─── Information given ───
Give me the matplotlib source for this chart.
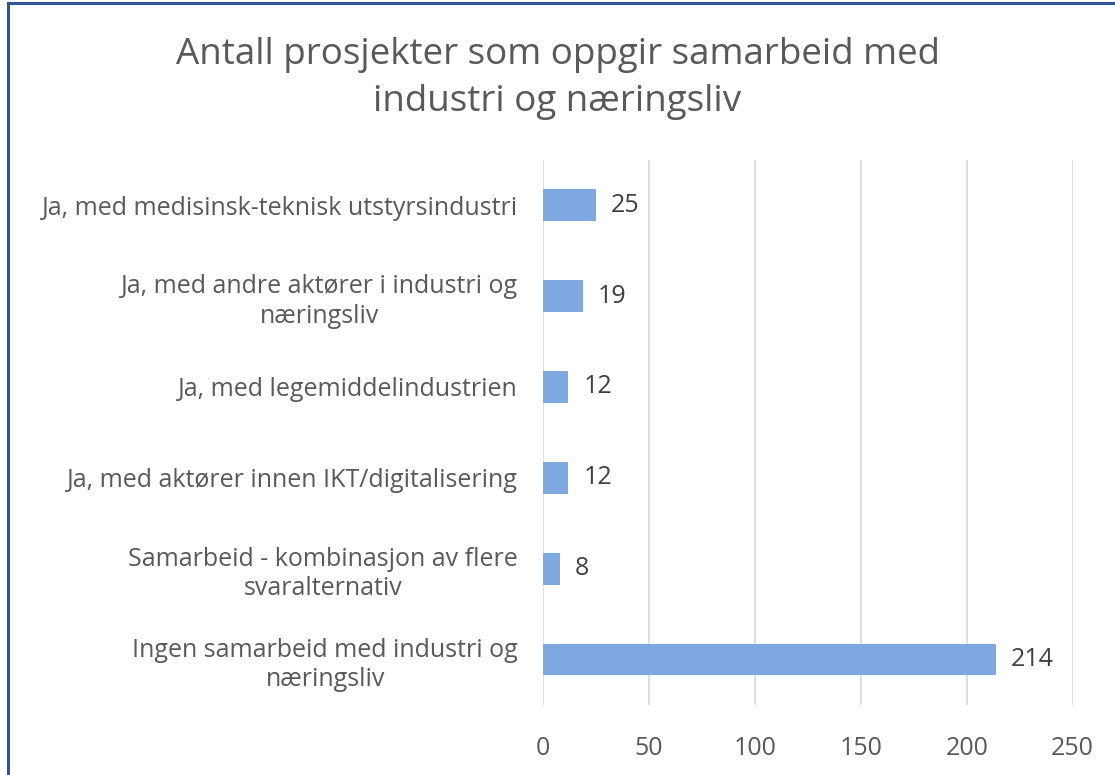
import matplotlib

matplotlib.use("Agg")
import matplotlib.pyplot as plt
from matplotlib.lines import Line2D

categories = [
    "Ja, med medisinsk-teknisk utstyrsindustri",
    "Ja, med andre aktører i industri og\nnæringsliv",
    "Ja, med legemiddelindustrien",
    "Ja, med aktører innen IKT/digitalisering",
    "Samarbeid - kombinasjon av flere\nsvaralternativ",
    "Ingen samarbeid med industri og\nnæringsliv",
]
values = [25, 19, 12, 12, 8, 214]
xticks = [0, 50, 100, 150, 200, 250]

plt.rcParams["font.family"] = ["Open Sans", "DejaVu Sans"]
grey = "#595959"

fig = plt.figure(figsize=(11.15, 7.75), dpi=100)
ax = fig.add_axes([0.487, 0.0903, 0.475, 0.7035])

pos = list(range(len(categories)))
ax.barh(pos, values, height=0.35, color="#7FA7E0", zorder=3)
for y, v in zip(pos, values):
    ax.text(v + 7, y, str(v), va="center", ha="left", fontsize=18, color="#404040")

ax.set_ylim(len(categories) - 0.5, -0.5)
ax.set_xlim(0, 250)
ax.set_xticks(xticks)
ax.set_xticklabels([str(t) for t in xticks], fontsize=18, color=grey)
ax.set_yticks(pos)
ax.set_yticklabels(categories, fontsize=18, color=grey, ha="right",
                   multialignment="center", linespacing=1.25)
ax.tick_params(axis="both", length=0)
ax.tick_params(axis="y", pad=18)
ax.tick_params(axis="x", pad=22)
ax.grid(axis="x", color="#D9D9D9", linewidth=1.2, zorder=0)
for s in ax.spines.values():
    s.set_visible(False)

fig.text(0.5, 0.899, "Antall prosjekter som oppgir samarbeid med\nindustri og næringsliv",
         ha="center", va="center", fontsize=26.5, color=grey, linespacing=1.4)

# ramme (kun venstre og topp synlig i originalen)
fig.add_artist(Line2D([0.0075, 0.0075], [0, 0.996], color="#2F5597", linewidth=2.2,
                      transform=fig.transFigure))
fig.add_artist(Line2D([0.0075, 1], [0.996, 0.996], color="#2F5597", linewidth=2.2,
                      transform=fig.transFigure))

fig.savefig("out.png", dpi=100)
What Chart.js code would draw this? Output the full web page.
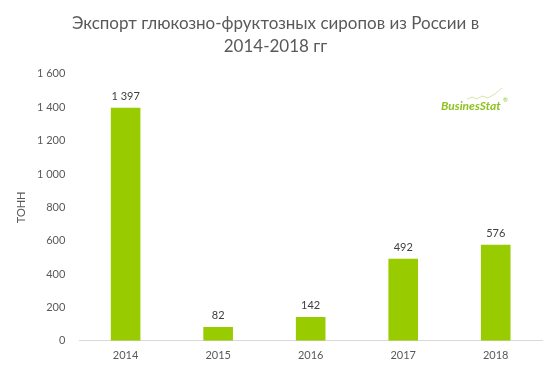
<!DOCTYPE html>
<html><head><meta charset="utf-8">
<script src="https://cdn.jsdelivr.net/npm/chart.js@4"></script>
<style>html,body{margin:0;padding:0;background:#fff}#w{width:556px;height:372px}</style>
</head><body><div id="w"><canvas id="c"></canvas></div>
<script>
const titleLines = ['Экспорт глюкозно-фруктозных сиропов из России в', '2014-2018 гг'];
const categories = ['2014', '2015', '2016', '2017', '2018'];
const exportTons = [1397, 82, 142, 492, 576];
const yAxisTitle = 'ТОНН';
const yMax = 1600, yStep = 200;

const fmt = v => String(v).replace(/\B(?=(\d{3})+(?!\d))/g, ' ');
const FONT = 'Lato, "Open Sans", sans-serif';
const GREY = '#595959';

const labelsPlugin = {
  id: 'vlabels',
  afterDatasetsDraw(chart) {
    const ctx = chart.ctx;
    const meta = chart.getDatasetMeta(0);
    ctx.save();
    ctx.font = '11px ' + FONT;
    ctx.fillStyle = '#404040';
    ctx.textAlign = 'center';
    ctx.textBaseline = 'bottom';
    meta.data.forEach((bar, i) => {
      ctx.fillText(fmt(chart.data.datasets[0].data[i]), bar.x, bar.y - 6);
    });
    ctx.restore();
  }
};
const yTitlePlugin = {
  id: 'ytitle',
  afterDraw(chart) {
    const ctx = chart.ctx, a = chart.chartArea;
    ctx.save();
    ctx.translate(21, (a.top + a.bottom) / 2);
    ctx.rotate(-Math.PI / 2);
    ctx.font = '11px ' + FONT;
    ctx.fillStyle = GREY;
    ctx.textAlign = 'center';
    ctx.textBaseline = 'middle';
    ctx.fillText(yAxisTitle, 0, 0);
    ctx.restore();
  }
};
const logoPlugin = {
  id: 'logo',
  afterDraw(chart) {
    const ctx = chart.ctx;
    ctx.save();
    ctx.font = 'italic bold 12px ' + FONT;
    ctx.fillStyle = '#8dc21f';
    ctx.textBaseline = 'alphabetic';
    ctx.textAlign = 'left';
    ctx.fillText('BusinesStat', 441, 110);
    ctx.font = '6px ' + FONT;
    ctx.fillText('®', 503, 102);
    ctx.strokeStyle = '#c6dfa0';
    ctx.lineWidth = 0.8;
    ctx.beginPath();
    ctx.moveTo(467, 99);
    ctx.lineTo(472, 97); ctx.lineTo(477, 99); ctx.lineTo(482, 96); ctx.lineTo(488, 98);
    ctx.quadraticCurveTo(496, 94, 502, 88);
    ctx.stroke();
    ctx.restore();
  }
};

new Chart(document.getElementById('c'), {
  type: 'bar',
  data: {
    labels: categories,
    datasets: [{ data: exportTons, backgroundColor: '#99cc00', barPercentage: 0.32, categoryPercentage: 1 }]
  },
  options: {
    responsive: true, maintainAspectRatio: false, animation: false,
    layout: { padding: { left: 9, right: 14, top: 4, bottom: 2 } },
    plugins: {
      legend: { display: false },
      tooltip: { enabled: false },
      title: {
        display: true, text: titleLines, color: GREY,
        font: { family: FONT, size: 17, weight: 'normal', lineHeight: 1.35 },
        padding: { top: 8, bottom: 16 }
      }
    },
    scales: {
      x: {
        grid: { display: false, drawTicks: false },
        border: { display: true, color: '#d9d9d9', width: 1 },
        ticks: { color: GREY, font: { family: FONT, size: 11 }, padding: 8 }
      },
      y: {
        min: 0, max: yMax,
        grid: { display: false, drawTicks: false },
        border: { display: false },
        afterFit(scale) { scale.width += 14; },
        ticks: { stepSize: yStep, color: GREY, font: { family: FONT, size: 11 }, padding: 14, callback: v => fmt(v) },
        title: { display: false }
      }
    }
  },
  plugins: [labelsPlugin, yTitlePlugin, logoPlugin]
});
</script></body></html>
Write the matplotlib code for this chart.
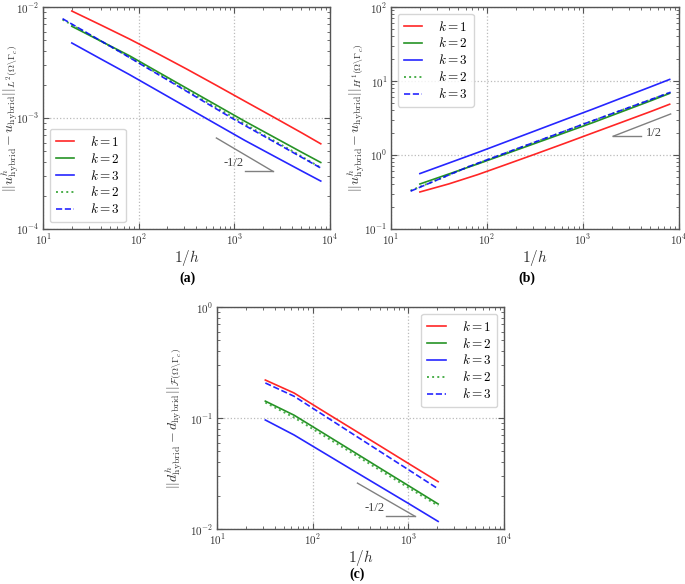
───
- **Written request**:
In the entries above, how many lines contain the word "matplotlib"? Answer with the number only.

- **Solution to this exercise**:
6